Social Skills and Making Friends News – Edition #1
My team and I have decided to start an exciting new series, where we share with you the latest resources we’ve found on social skills, making friends, and conversation techniques. As we run across helpful articles and blog posts we’ll be assembling them here for you to have the most up to date information at your fingertips. Make sure you’re subscribed to our newsletter so you don’t miss any editions!
Now, let’s get on with our latest reads from the news…
Chronic Loneliness Is a Modern-Day Epidemic
In this interview piece on Fortune.com, we find out why humans are wired for social connection and why chronic loneliness has increased over the last 20 years. John Cacioppo, author of Loneliness: Human Nature and the Need for Social Connection, shares what he learned from studies over the last couple of decades.

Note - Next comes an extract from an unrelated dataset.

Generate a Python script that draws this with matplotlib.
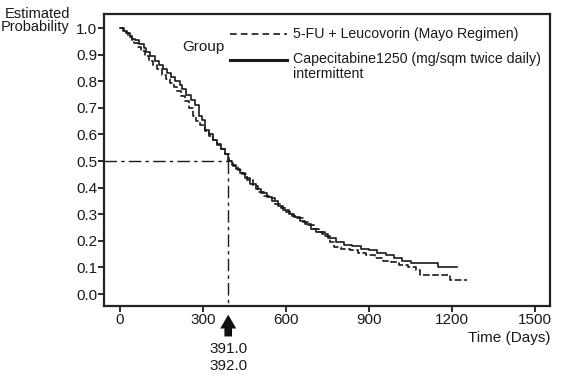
import matplotlib
matplotlib.use("Agg")
import matplotlib.pyplot as plt
from matplotlib.lines import Line2D

plt.rcParams['font.family'] = ['Liberation Sans', 'DejaVu Sans']

# Capecitabine (solid)
cape_t = [0, 15, 25, 35, 45, 55, 70, 85, 95, 110, 125, 140, 155, 170, 185, 200, 215, 225, 240, 255,
          270, 285, 295, 307, 320, 335, 350, 365, 380, 391, 405, 420, 435, 450, 470, 490, 510, 530,
          550, 570, 590, 610, 630, 650, 670, 690, 710, 730, 750, 780, 810, 840, 870, 900, 930, 960,
          990, 1020, 1050, 1150, 1217]
cape_s = [1.0, 0.99, 0.98, 0.97, 0.96, 0.955, 0.94, 0.925, 0.91, 0.895, 0.875, 0.86, 0.845, 0.83,
          0.815, 0.80, 0.785, 0.77, 0.75, 0.73, 0.71, 0.67, 0.655, 0.617, 0.60, 0.58, 0.565, 0.545,
          0.525, 0.50, 0.485, 0.47, 0.455, 0.435, 0.415, 0.395, 0.38, 0.365, 0.35, 0.33, 0.315, 0.30,
          0.29, 0.275, 0.265, 0.245, 0.235, 0.225, 0.21, 0.195, 0.185, 0.18, 0.17, 0.165, 0.155,
          0.145, 0.135, 0.125, 0.115, 0.10, 0.10]

# 5-FU + Leucovorin (dashed)
fu_t = [0, 12, 22, 30, 42, 50, 65, 75, 90, 105, 120, 135, 150, 165, 180, 195, 205, 220, 235, 250,
        262, 275, 290, 307, 320, 335, 350, 365, 378, 392, 410, 425, 440, 460, 480, 500, 520, 540,
        560, 580, 600, 620, 640, 660, 680, 700, 720, 740, 760, 775, 800, 830, 860, 890, 920, 950,
        980, 1010, 1040, 1070, 1085, 1193, 1253]
fu_s = [1.0, 0.99, 0.98, 0.965, 0.955, 0.945, 0.93, 0.915, 0.895, 0.875, 0.86, 0.845, 0.825, 0.81,
        0.795, 0.78, 0.765, 0.745, 0.725, 0.70, 0.67, 0.652, 0.635, 0.612, 0.595, 0.578, 0.56,
        0.545, 0.525, 0.50, 0.48, 0.465, 0.45, 0.43, 0.405, 0.385, 0.37, 0.36, 0.34, 0.325, 0.31,
        0.295, 0.285, 0.27, 0.26, 0.245, 0.235, 0.22, 0.195, 0.175, 0.17, 0.165, 0.155, 0.145,
        0.135, 0.125, 0.12, 0.11, 0.10, 0.09, 0.072, 0.053, 0.053]

median_t = 391
median_labels = ["391.0", "392.0"]
x_ticks = [0, 300, 600, 900, 1200, 1500]
y_ticks = [0.0, 0.1, 0.2, 0.3, 0.4, 0.5, 0.6, 0.7, 0.8, 0.9, 1.0]
label_fu = "5-FU + Leucovorin (Mayo Regimen)"
label_cape = "Capecitabine1250 (mg/sqm twice daily)\nintermittent"

ink = '#1a1a1a'
fig = plt.figure(figsize=(5.73, 3.85), dpi=100)
ax = fig.add_axes([104/573, 1-306/385, (550-104)/573, (306-14)/385])
ax.set_xlim(-58, 1554)
ax.set_ylim(-0.045, 1.053)

fu_style = (0, (4, 1.5))
ax.step(fu_t, fu_s, where='post', color=ink, lw=1.2, linestyle=fu_style)
ax.step(cape_t, cape_s, where='post', color=ink, lw=1.2)

dd = (0, (9, 3, 2.5, 3))
ax.plot([-58, median_t], [0.5, 0.5], color=ink, lw=1.0, linestyle=dd)
ax.plot([median_t, median_t], [0.5, -0.045], color=ink, lw=1.0, linestyle=dd)

for s in ax.spines.values():
    s.set_linewidth(1.6)
    s.set_color('#222222')
ax.set_xticks(x_ticks)
ax.set_yticks(y_ticks)
ax.set_yticklabels([f"{v:.1f}" for v in y_ticks])
ax.tick_params(direction='out', length=4, width=1.3, labelsize=11, colors=ink, pad=1)

fig.text(70/573, 1-7/385, "Estimated\nProbability", ha='right', va='top', fontsize=10.5,
         linespacing=0.95, color=ink)
ax.text(1.0, -0.085, "Time (Days)", transform=ax.transAxes, ha='right', va='top',
        fontsize=11, color=ink)

ax.annotate("", xy=(median_t, -0.067), xytext=(median_t, -0.17), xycoords='data',
            textcoords='data', annotation_clip=False,
            arrowprops=dict(arrowstyle='simple,head_width=1.15,head_length=1.0,tail_width=0.55',
                            mutation_scale=10, color='#111111', lw=0))
ax.text(median_t, -0.18, "\n".join(median_labels), ha='center', va='top', fontsize=11,
        linespacing=1.3, color=ink, clip_on=False)

# legend drawn in axes coordinates
ax.text(0.222, 0.887, "Group", transform=ax.transAxes, ha='center', va='center',
        fontsize=11, color=ink)
ax.add_line(Line2D([0.2825, 0.41], [0.9315, 0.9315], transform=ax.transAxes, color=ink,
                   lw=1.2, linestyle=(0, (4, 2.5))))
ax.add_line(Line2D([0.2825, 0.41], [0.8425, 0.8425], transform=ax.transAxes, color=ink,
                   lw=2.2))
ax.text(0.4238, 0.9315, label_fu, transform=ax.transAxes, ha='left', va='center',
        fontsize=10.2, color=ink)
ax.text(0.4238, 0.8425 + 0.028, label_cape, transform=ax.transAxes, ha='left', va='top',
        fontsize=10.2, color=ink, linespacing=1.1)

fig.savefig("out.png", dpi=100)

This is one of those great reads you can find from time to time, summing up very well how loneliness works our modern world. It shows you exactly how it affects your brain, how it makes you think that there is something wrong with you, and how it actually pushes you to isolate yourself more.
That’s right, as I’ve been saying for years: loneliness can be a trap!
But the right way to deal with loneliness is to recognize that it’s just a signal. The more you learn about how to deal with that signal, the less lonely you’ll be. Your best way forward is awareness and education about how to get from loneliness to being socially happy.
Is Selfie Culture Making Our Kids Selfish?
Here are two pieces discussing the effects of social media our social skills and abilities. In the first article on NYTimes.com, Sharon Jayson talks about “selfie syndrome” and how technology disrupts our kids’ social and emotional lives. The Star Online also talks about a new study revealing that social interaction behind a screen rather than in real life could be preventing teens from developing the relationship skills they need.
It’s not just kids!
When people start to believe too much in the online persona they’re creating, that’s where things can get unhealthy. People care too much about their online image these days, and when that online image is farther and farther from reality, that’s where you run into trouble.
Real life becomes that place where you have no control. Where you can’t have too much of a say on how you’re perceived. You can’t edit, you can’t tweak, nor add any filters to real interactions.
But that’s the only “real” life you have. You should be able to face the world knowing that you have your flaws and shortcomings, and know that that’s okay. People can’t make friends with people who have “no flaws.” They know it’s an illusion, no human being is flawless. They don’t buy into it. People who want to appear flawless come off as untrustworthy.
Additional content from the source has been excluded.